Il ne s’agit en effet pas seulement d’une articulation de l’écologie et du féminisme, mais plutôt d’une sorte de mutation du féminisme pour se transformer en mouvement destiné à abolir toutes les formes d’oppression, comme le définit la philosophe écoféministe Greta Gaard.

"Cela concerne l’articulation entre féminisme et tous les mouvements de justice sociale : féminisme, antiracisme, anticolonialisme ou postcolonialisme, justice sociale, justice internationale entre le nord et le sud… Après, il faut bien choisir un mot. Ce mot a été choisi historiquement, il y a 50 ans par les fondatrices de ce mouvement. Il y a l’idée de s’inscrire dans une filiation, dans un héritage."
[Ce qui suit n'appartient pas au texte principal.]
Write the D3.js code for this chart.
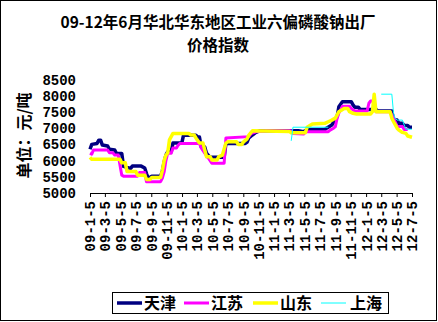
<!DOCTYPE html>
<html>
<head>
<meta charset="utf-8">
<script src="https://cdn.jsdelivr.net/npm/d3@7"></script>
<style>
body { margin:0; background:#fff; }
svg { display:block; }
</style>
</head>
<body>
<svg id="chart" width="438" height="322"></svg>
<script>
const titleLines = ["09-12年6月华北华东地区工业六偏磷酸钠出厂", "价格指数"];
const yAxisTitle = "单位：元/吨";
const seriesNames = ["天津", "江苏", "山东", "上海"];
const seriesColors = ["#000080", "#FF00FF", "#FFFF00", "#00FFFF"];
const xTickLabels = ["09-1-5","09-3-5","09-5-5","09-7-5","09-9-5","09-11-5","10-1-5","10-3-5","10-5-5","10-7-5","10-9-5","10-11-5","11-1-5","11-3-5","11-5-5","11-7-5","11-9-5","11-11-5","12-1-5","12-3-5","12-5-5","12-7-5"];
const yTicks = [5000,5500,6000,6500,7000,7500,8000,8500];

const tianjin = [["2009-01-05",6350],["2009-01-12",6500],["2009-02-02",6530],["2009-02-09",6630],["2009-02-16",6630],["2009-02-23",6480],["2009-03-16",6450],["2009-03-23",6350],["2009-04-13",6330],["2009-04-20",6220],["2009-05-11",6220],["2009-05-18",5820],["2009-06-15",5760],["2009-06-22",5830],["2009-07-27",5830],["2009-08-10",5770],["2009-08-17",5600],["2009-08-24",5450],["2009-09-07",5520],["2009-10-12",5520],["2009-10-19",5680],["2009-10-26",5950],["2009-11-02",6170],["2009-11-09",6270],["2009-11-23",6270],["2009-11-30",6540],["2010-01-04",6540],["2010-01-11",6790],["2010-03-01",6780],["2010-03-08",6730],["2010-03-15",6730],["2010-03-22",6420],["2010-04-05",6420],["2010-04-12",6230],["2010-04-26",6100],["2010-06-21",6100],["2010-06-28",6530],["2010-09-13",6530],["2010-09-20",6570],["2010-09-27",6700],["2010-10-11",6790],["2010-10-25",6870],["2010-11-08",6920],["2011-04-11",6920],["2011-05-02",6890],["2011-05-16",6960],["2011-07-25",6960],["2011-08-01",7000],["2011-08-22",7100],["2011-09-12",7350],["2011-09-19",7660],["2011-10-03",7820],["2011-11-07",7820],["2011-11-14",7720],["2011-11-21",7650],["2011-12-05",7650],["2011-12-12",7580],["2012-02-13",7580],["2012-02-20",7530],["2012-04-16",7530],["2012-04-23",7250],["2012-05-07",7250],["2012-05-14",7150],["2012-05-28",7150],["2012-06-04",7080],["2012-06-18",7080],["2012-06-25",7030],["2012-07-05",7030]];

const jiangsu = [["2009-01-05",6230],["2009-01-12",6200],["2009-01-19",6330],["2009-03-16",6330],["2009-03-23",6240],["2009-04-06",6240],["2009-04-13",6170],["2009-04-27",6170],["2009-05-04",5860],["2009-05-11",5550],["2009-05-18",5520],["2009-07-13",5520],["2009-07-20",5630],["2009-08-10",5630],["2009-08-17",5350],["2009-10-12",5350],["2009-10-19",5460],["2009-10-26",5650],["2009-11-02",6000],["2009-11-09",6230],["2009-11-23",6230],["2009-11-30",6390],["2009-12-14",6390],["2009-12-21",6480],["2009-12-28",6530],["2010-03-15",6530],["2010-03-22",6390],["2010-04-05",6230],["2010-04-19",6080],["2010-05-03",5920],["2010-06-21",5920],["2010-06-28",6700],["2010-09-27",6740],["2010-10-04",6820],["2010-10-11",6850],["2010-10-25",6890],["2010-12-06",6920],["2011-03-14",6920],["2011-03-21",6840],["2011-05-02",6820],["2011-05-09",6890],["2011-08-08",6890],["2011-08-15",6940],["2011-08-29",7000],["2011-09-05",7050],["2011-09-12",7310],["2011-09-19",7470],["2011-09-26",7560],["2011-10-03",7680],["2011-10-31",7680],["2011-11-07",7610],["2011-11-21",7530],["2012-01-09",7530],["2012-01-16",7770],["2012-01-23",7840],["2012-02-06",7840],["2012-02-13",7510],["2012-04-09",7510],["2012-04-23",7310],["2012-05-07",7050],["2012-05-28",7050],["2012-06-04",6960],["2012-06-18",6960]];

const shandong = [["2009-01-05",6100],["2009-01-12",6040],["2009-05-04",6040],["2009-05-11",5930],["2009-05-25",5930],["2009-06-01",5660],["2009-07-06",5660],["2009-07-13",5550],["2009-08-10",5550],["2009-08-17",5420],["2009-08-31",5420],["2009-09-07",5480],["2009-10-12",5480],["2009-10-19",5700],["2009-10-26",6000],["2009-11-02",6170],["2009-11-09",6230],["2009-11-16",6640],["2009-11-30",6840],["2010-02-01",6840],["2010-02-08",6790],["2010-02-22",6790],["2010-03-01",6700],["2010-03-15",6540],["2010-03-29",6540],["2010-04-05",6330],["2010-04-12",6120],["2010-04-26",6120],["2010-05-03",6020],["2010-05-24",6020],["2010-05-31",6120],["2010-06-14",6170],["2010-06-28",6540],["2010-07-05",6580],["2010-08-09",6580],["2010-08-16",6500],["2010-08-30",6500],["2010-09-06",6580],["2010-09-20",6670],["2010-09-27",6790],["2010-10-11",6920],["2011-03-07",6900],["2011-03-14",6860],["2011-05-09",6860],["2011-05-16",7030],["2011-06-06",7130],["2011-07-25",7150],["2011-08-08",7200],["2011-08-22",7250],["2011-09-05",7310],["2011-09-12",7410],["2011-09-19",7510],["2011-10-10",7610],["2011-10-24",7610],["2011-10-31",7510],["2011-11-14",7460],["2011-11-28",7440],["2012-01-23",7440],["2012-01-30",7510],["2012-02-06",8050],["2012-02-13",7510],["2012-04-09",7510],["2012-04-16",7310],["2012-04-23",7200],["2012-05-07",7000],["2012-05-14",6940],["2012-05-28",6870],["2012-06-11",6840],["2012-06-18",6760],["2012-07-05",6720]];

const shanghai = [["2011-03-14",6610],["2011-03-21",7030],["2011-08-08",7030],["2011-08-15",null],["2012-03-05",8050],["2012-04-16",8050],["2012-04-23",7450],["2012-04-30",7300],["2012-05-07",7250],["2012-05-28",7250],["2012-06-04",7100],["2012-06-11",6970],["2012-07-05",6970]];

const allSeries = [tianjin, jiangsu, shandong, shanghai];
const seriesWidths = [3.5, 3, 3.5, 1];

const parse = d3.timeParse("%Y-%m-%d");
const labelDate = s => { const p = s.split("-"); return new Date(2000 + +p[0], +p[1] - 1, +p[2]); };

const svg = d3.select("#chart");
svg.append("rect").attr("x",0.5).attr("y",0.5).attr("width",436).attr("height",320)
  .attr("fill","#fff").attr("stroke","#000").attr("stroke-width",1);

const cjk = "'Noto Sans CJK SC', sans-serif";
const mono = "'Liberation Mono', 'DejaVu Sans Mono', monospace";

titleLines.forEach((t,i) => svg.append("text").attr("text-anchor","middle")
  .attr("font-family", cjk).attr("font-weight","bold").attr("font-size",15.5)
  .attr("x",218).attr("y",28 + i*22.5).text(t));

const x = d3.scaleTime().domain([labelDate(xTickLabels[0]), labelDate(xTickLabels[xTickLabels.length-1])]).range([90, 412]);
const y = d3.scaleLinear().domain([5000, 8500]).range([193, 79.6]);

// y axis labels (no line)
const yAx = svg.append("g").attr("transform","translate(90,0)")
  .call(d3.axisLeft(y).tickValues(yTicks).tickSize(0).tickPadding(14).tickFormat(d3.format("d")));
yAx.select(".domain").remove();
yAx.selectAll("text").attr("font-family", mono).attr("font-weight","bold").attr("font-size",14).attr("fill","#000");

// x axis
const tickDates = xTickLabels.map(labelDate);
const xAx = svg.append("g").attr("transform","translate(0,193)")
  .call(d3.axisBottom(x).tickValues(tickDates).tickSize(4).tickSizeOuter(0)
    .tickFormat((d,i) => xTickLabels[i]));
xAx.select(".domain").attr("stroke","#000");
xAx.selectAll(".tick line").attr("stroke","#000");
xAx.selectAll("text")
  .attr("font-family", mono).attr("font-weight","bold").attr("font-size",14).attr("fill","#000")
  .attr("text-anchor","end").attr("transform","rotate(-90)")
  .attr("x",-8).attr("y",0).attr("dy","0.35em");

// y title
svg.append("text").attr("transform","translate(30,135.5) rotate(-90)")
  .attr("text-anchor","middle").attr("font-family", cjk).attr("font-weight","bold")
  .attr("font-size",16).text(yAxisTitle);

// lines
const line = d3.line().defined(d => d[1] !== null)
  .x(d => x(parse(d[0]))).y(d => y(d[1]));
allSeries.forEach((s,i) => {
  svg.append("path").datum(s).attr("d", line)
    .attr("fill","none").attr("stroke", seriesColors[i]).attr("stroke-width", seriesWidths[i])
    .attr("stroke-linejoin","round");
});

// legend
svg.append("rect").attr("x",112.5).attr("y",292.5).attr("width",276).attr("height",21)
  .attr("fill","#fff").attr("stroke","#000");
const legX = [117, 184, 253, 321];
seriesNames.forEach((n,i) => {
  svg.append("line").attr("x1",legX[i]).attr("x2",legX[i]+25).attr("y1",303).attr("y2",303)
    .attr("stroke", seriesColors[i]).attr("stroke-width", seriesWidths[i]);
  svg.append("text").attr("x", legX[i]+27 + (i===3?2:0)).attr("y",309)
    .attr("font-family", cjk).attr("font-weight","bold").attr("font-size",16).text(n);
});
</script>
</body>
</html>
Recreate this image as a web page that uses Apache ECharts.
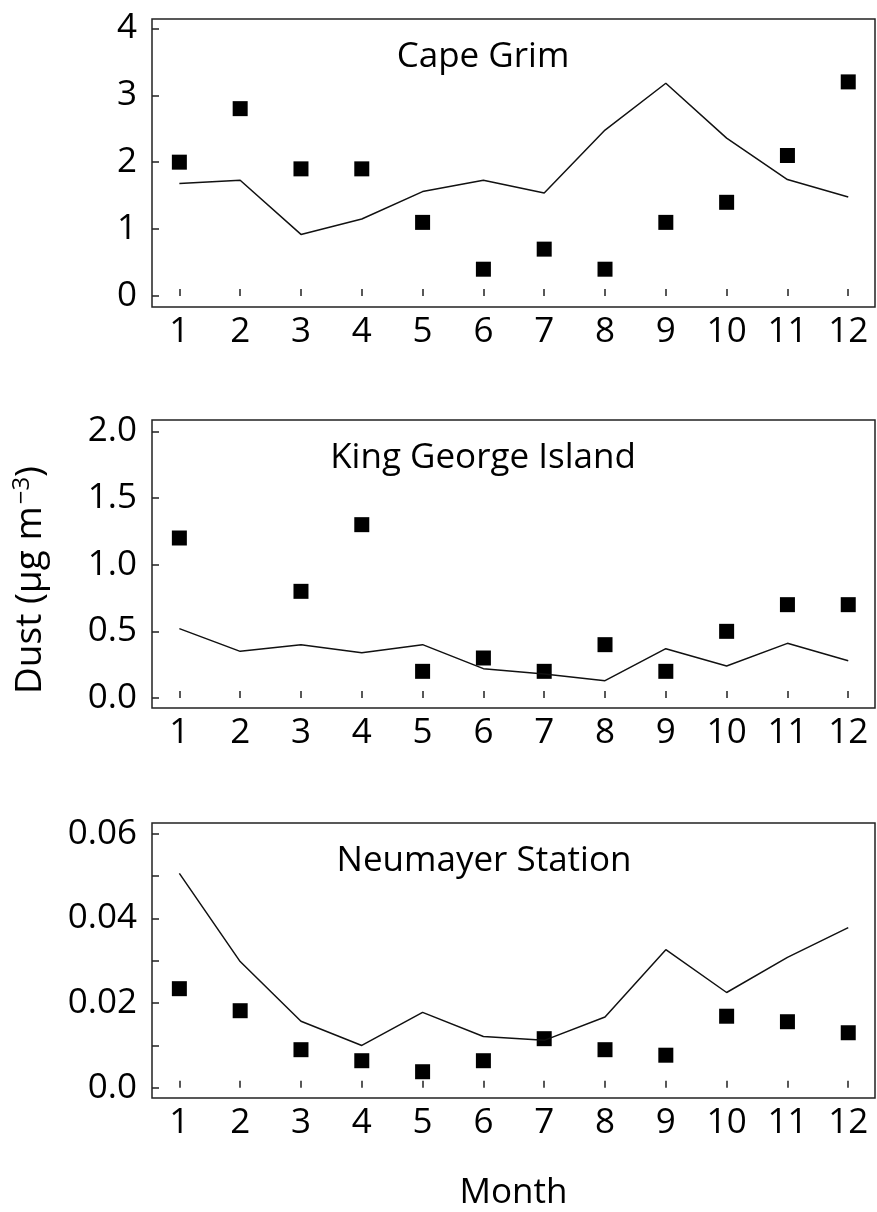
<!DOCTYPE html>
<html>
<head>
<meta charset="utf-8">
<script src="https://cdn.jsdelivr.net/npm/echarts@6/dist/echarts.min.js"></script>
<style>
html, body { margin: 0; padding: 0; background: #fff; }
#chart { width: 877px; height: 1212px; }
</style>
</head>
<body>
<div id="chart"></div>
<script>
// months on the x axis
const months = [1, 2, 3, 4, 5, 6, 7, 8, 9, 10, 11, 12]

// Cape Grim
const capeGrimObs = [2.0, 2.8, 1.9, 1.9, 1.1, 0.4, 0.7, 0.4, 1.1, 1.4, 2.1, 3.2]
const capeGrimModel = [1.68, 1.73, 0.92, 1.15, 1.56, 1.73, 1.54, 2.48, 3.18, 2.36, 1.74, 1.48]
const capeGrimTicks = [0, 1, 2, 3, 4]

// King George Island (no observation for month 2)
const kingGeorgeObs = [1.2, null, 0.8, 1.3, 0.2, 0.3, 0.2, 0.4, 0.2, 0.5, 0.7, 0.7]
const kingGeorgeModel = [0.52, 0.35, 0.40, 0.34, 0.40, 0.22, 0.18, 0.13, 0.37, 0.24, 0.41, 0.28]
const kingGeorgeTicks = [0, 0.5, 1.0, 1.5, 2.0]

// Neumayer Station
const neumayerObs = [0.0234, 0.0182, 0.0090, 0.0064, 0.0038, 0.0064, 0.0116, 0.0090, 0.0077, 0.0169, 0.0156, 0.0130]
const neumayerModel = [0.0506, 0.0298, 0.0157, 0.0100, 0.0178, 0.0121, 0.0112, 0.0167, 0.0326, 0.0225, 0.0308, 0.0378]
const neumayerTicks = [0, 0.02, 0.04, 0.06]
const neumayerMinorTicks = [0, 0.01, 0.02, 0.03, 0.04, 0.05, 0.06]

const FONT = '"Open Sans", "Noto Sans", sans-serif'

const panels = [
  {name: 'Cape Grim', obs: capeGrimObs, model: capeGrimModel, ticks: capeGrimTicks, minor: capeGrimTicks,
    min: -0.165, max: 4.14, fmt: v => v.toFixed(0), top: 19},
  {name: 'King George Island', obs: kingGeorgeObs, model: kingGeorgeModel, ticks: kingGeorgeTicks, minor: kingGeorgeTicks,
    min: -0.075, max: 2.085, fmt: v => v.toFixed(1), top: 420},
  {name: 'Neumayer Station', obs: neumayerObs, model: neumayerModel, ticks: neumayerTicks, minor: neumayerMinorTicks,
    min: -0.0024, max: 0.0625, fmt: v => (v === 0 ? '0.0' : v.toFixed(2)), top: 823}
]

let grid = []
let xAxis = []
let yAxis = []
let series = []

panels.forEach((p, i) => {
  grid.push({
    left: 152,
    right: 2,
    top: p.top,
    height: 288,
    show: true,
    borderColor: '#222',
    borderWidth: 1.5,
    backgroundColor: 'transparent'
  })
  xAxis.push({
    type: 'value',
    gridIndex: i,
    min: 0.55,
    max: 12.44,
    axisLine: {show: false},
    splitLine: {show: false},
    axisTick: {show: true, inside: true, length: 7, customValues: months, lineStyle: {color: '#222', width: 1.5}},
    axisLabel: {customValues: months, color: '#000', fontSize: 35, fontFamily: FONT, margin: 8},
    name: i === 2 ? 'Month' : '',
    nameLocation: 'middle',
    nameGap: 78,
    nameTextStyle: {color: '#000', fontSize: 35, fontFamily: FONT}
  })
  yAxis.push({
    type: 'value',
    gridIndex: i,
    min: p.min,
    max: p.max,
    axisLine: {show: false},
    splitLine: {show: false},
    axisTick: {show: true, inside: true, length: 7, customValues: p.minor, lineStyle: {color: '#222', width: 1.5}},
    axisLabel: {customValues: p.ticks, color: '#000', fontSize: 35, fontFamily: FONT, margin: 15, formatter: p.fmt}
  })
  series.push({
    type: 'line',
    xAxisIndex: i,
    yAxisIndex: i,
    data: months.map((m, k) => [m, p.model[k]]),
    showSymbol: false,
    symbol: 'none',
    lineStyle: {color: '#111', width: 1.5},
    silent: true
  })
  series.push({
    type: 'scatter',
    xAxisIndex: i,
    yAxisIndex: i,
    data: months.map((m, k) => [m, p.obs[k]]).filter(d => d[1] !== null),
    symbol: 'rect',
    symbolSize: 15,
    itemStyle: {color: '#000', opacity: 1},
    silent: true
  })
})

let graphic = [
  {type: 'text', x: 483, y: 57, style: {text: 'Cape Grim', font: '35px ' + FONT, fill: '#000', align: 'center', verticalAlign: 'middle'}},
  {type: 'text', x: 483, y: 458, style: {text: 'King George Island', font: '35px ' + FONT, fill: '#000', align: 'center', verticalAlign: 'middle'}},
  {type: 'text', x: 484, y: 861, style: {text: 'Neumayer Station', font: '35px ' + FONT, fill: '#000', align: 'center', verticalAlign: 'middle'}},
  {
    type: 'text', x: 30, y: 580, rotation: Math.PI / 2,
    style: {
      text: 'Dust (µg m{sup|−3})',
      font: '37px ' + FONT,
      fill: '#000',
      align: 'center',
      verticalAlign: 'middle',
      rich: {sup: {fontSize: 24, fontFamily: FONT, fill: '#000', padding: [0, 0, 16, 2]}}
    }
  }
]

let myChart = echarts.init(document.getElementById('chart'), null, {renderer: 'canvas'})
myChart.setOption({
  animation: false,
  backgroundColor: '#fff',
  grid: grid,
  xAxis: xAxis,
  yAxis: yAxis,
  series: series,
  graphic: graphic
})
</script>
</body>
</html>
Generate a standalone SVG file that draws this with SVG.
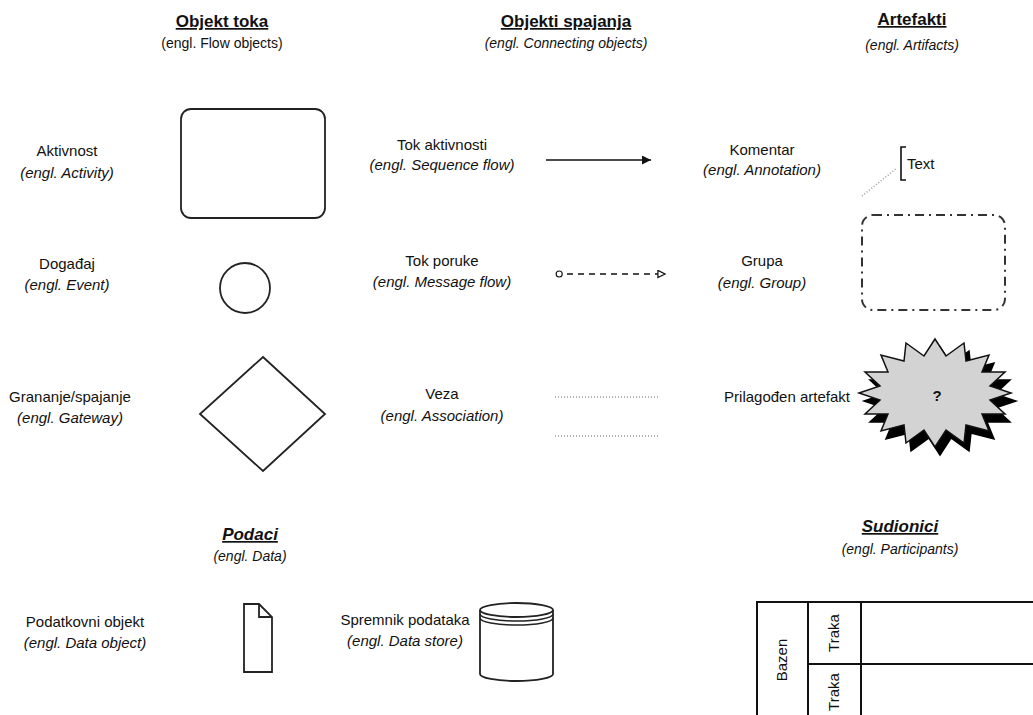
<svg xmlns="http://www.w3.org/2000/svg" width="1033" height="715" viewBox="0 0 1033 715">
<style>
text{font-family:"Liberation Sans",Arial,sans-serif;fill:#111;font-size:15px;text-anchor:middle}
.title{font-weight:bold;font-size:17px;text-decoration:underline}
.ti{font-weight:bold;font-style:italic;font-size:17px;text-decoration:underline}
.it{font-style:italic}
.sub{font-size:14px}
.shape{fill:#fff;stroke:#222;stroke-width:1.8}
.dot{stroke:#999;stroke-width:1.5;stroke-dasharray:1 2;fill:none}
</style>
<defs>
<marker id="arrFill" viewBox="0 0 10 10" refX="10" refY="5" markerWidth="9" markerHeight="9" markerUnits="userSpaceOnUse" orient="auto"><path d="M0,0 L10,5 L0,10 z" fill="#111"/></marker>
<marker id="arrOpen" viewBox="0 0 10 10" refX="10" refY="5" markerWidth="9" markerHeight="9" markerUnits="userSpaceOnUse" orient="auto"><path d="M1,1 L9,5 L1,9 z" fill="#fff" stroke="#111" stroke-width="1.4"/></marker>
<marker id="circStart" viewBox="0 0 10 10" refX="1" refY="5" markerWidth="8" markerHeight="8" markerUnits="userSpaceOnUse" orient="auto"><circle cx="5" cy="5" r="3.8" fill="#fff" stroke="#111" stroke-width="1.4"/></marker>
<polygon id="star" points="1011,393 990,400 1005,414 982,414 989,431 966,425 964,443 946,430 935,447 924,430 906,443 904,425 881,431 888,414 865,414 880,400 859,393 880,386 865,372 888,372 881,355 904,361 906,343 924,356 935,339 946,356 964,343 966,361 989,355 982,372 1005,372 990,386"/>
</defs>

<g id="headers">
<text class="title" x="222" y="27">Objekt toka</text>
<text class="sub" x="222" y="48">(engl. Flow objects)</text>
<text class="title" x="566" y="27">Objekti spajanja</text>
<text class="it sub" x="566" y="48">(engl. Connecting objects)</text>
<text class="title" x="912" y="25">Artefakti</text>
<text class="it sub" x="912" y="50">(engl. Artifacts)</text>
<text class="ti" x="250" y="540">Podaci</text>
<text class="it sub" x="250" y="561">(engl. Data)</text>
<text class="ti" x="900" y="532">Sudionici</text>
<text class="it sub" x="900" y="554">(engl. Participants)</text>
</g>

<g id="activity">
<text x="67" y="156">Aktivnost</text>
<text class="it" x="67" y="178">(engl. Activity)</text>
<rect class="shape" x="181" y="109" width="144" height="109" rx="10"/>
</g>
<g id="event">
<text x="67" y="269">Događaj</text>
<text class="it" x="67" y="290">(engl. Event)</text>
<circle class="shape" cx="245" cy="288" r="25"/>
</g>
<g id="gateway">
<text x="70" y="402">Grananje/spajanje</text>
<text class="it" x="70" y="423">(engl. Gateway)</text>
<polygon class="shape" points="263,357 325,414 263,471 200,414"/>
</g>

<g id="sequence-flow">
<text x="442" y="150">Tok aktivnosti</text>
<text class="it" x="442" y="170">(engl. Sequence flow)</text>
</g>
<g id="message-flow">
<text x="442" y="266">Tok poruke</text>
<text class="it" x="442" y="287">(engl. Message flow)</text>
</g>
<g id="association">
<text x="442" y="399">Veza</text>
<text class="it" x="442" y="421">(engl. Association)</text>
</g>

<g id="connectors">
<line x1="546" y1="160" x2="651" y2="160" stroke="#111" stroke-width="1.6" marker-end="url(#arrFill)"/>
<line x1="556" y1="274" x2="666" y2="274" stroke="#111" stroke-width="1.4" stroke-dasharray="6 5" marker-start="url(#circStart)" marker-end="url(#arrOpen)"/>
<line class="dot" x1="555" y1="397" x2="660" y2="397"/>
<line class="dot" x1="555" y1="436" x2="660" y2="436"/>
<line class="dot" x1="862" y1="196" x2="897" y2="168"/>
</g>

<g id="annotation">
<text x="762" y="155">Komentar</text>
<text class="it" x="762" y="175">(engl. Annotation)</text>
<path d="M906,147 H901 V180 H906" fill="none" stroke="#111" stroke-width="1.6"/>
<text x="907" y="169" font-size="10" style="text-anchor:start">Text</text>
</g>
<g id="group">
<text x="762" y="266">Grupa</text>
<text class="it" x="762" y="288">(engl. Group)</text>
<rect x="862" y="215" width="143" height="95" rx="11" fill="none" stroke="#333" stroke-width="2" stroke-dasharray="9 5 2 5"/>
</g>
<g id="custom-artifact">
<text x="850" y="402" style="text-anchor:end">Prilagođen artefakt</text>
<use href="#star" transform="translate(5,8)" fill="#000" stroke="#000" stroke-width="1.5"/>
<use href="#star" fill="#d3d3d3" stroke="#111" stroke-width="1.5"/>
<text x="937" y="401" font-weight="bold" font-size="13">?</text>
</g>

<g id="data-object">
<text x="85" y="627">Podatkovni objekt</text>
<text class="it" x="85" y="648">(engl. Data object)</text>
<path class="shape" d="M244,604 H259 L272,617 V672 H244 Z"/>
<path d="M259,604 V617 H272" fill="none" stroke="#222" stroke-width="1.8"/>
</g>
<g id="data-store">
<text x="405" y="625">Spremnik podataka</text>
<text class="it" x="405" y="646">(engl. Data store)</text>
<path class="shape" d="M480,610 V674 A36.5,7 0 0 0 553,674 V610"/>
<ellipse class="shape" cx="516.5" cy="610" rx="36.5" ry="7"/>
<path d="M480,614 A36.5,7 0 0 0 553,614 M480,618 A36.5,7 0 0 0 553,618" fill="none" stroke="#222" stroke-width="1.5"/>
</g>

<g id="pool">
<path d="M757,720 V602 H1040 M808,602 V720 M861,602 V720 M808,664 H1040" fill="none" stroke="#111" stroke-width="2"/>
<text transform="translate(787,660) rotate(-90)" font-size="13">Bazen</text>
<text transform="translate(839,633) rotate(-90)" font-size="13">Traka</text>
<text transform="translate(839,692) rotate(-90)" font-size="13">Traka</text>
</g>
</svg>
Inégalités flagrantes : quelques chiffres

Jeanne Burgart Goutal rappelle, dans cet ouvrage, que les femmes sont en première ligne face aux conséquences du changement climatique. Elles représentent 60 à 80% de la production agricole dans les pays en voie de développement, mais elles ne gagnent que 10% des revenus totaux et ne possèdent que 2% des terres.

Actuellement en France, la retraite moyenne d’une femme est de 1100€ par mois, contre 1900€ pour un homme. Ces 800€ d’écart s’expliquent par le fait que tout au long de la vie professionnelle, les femmes sont moins payées, subissent beaucoup de temps partiel ou d’arrêts de travail pour élever les enfants. C’est une réalité économique et politique très concrète.

Les femmes auraient 14 fois plus de risques de mourir en cas de catastrophe naturelle. Cela s’explique par le système patriarcal qu’il y a derrière. Dans beaucoup de pays, on n’apprend pas aux femmes à nager, à conduire ou à faire du vélo, donc elles ont beaucoup moins de possibilités de fuite. Elles sont aussi censées rester au foyer avec les enfants et les protéger. Ou elles ne peuvent pas s’en aller sans l’autorisation d’un homme.

"Et pendant le premier confinement, les personnes qui continuaient à aller travailler, à s’exposer en première ligne, c’était en grande majorité des femmes : des caissières, des aides soignantes, des infirmières, toutes ces femmes qui sont précaires, sous-payées, déconsidérées."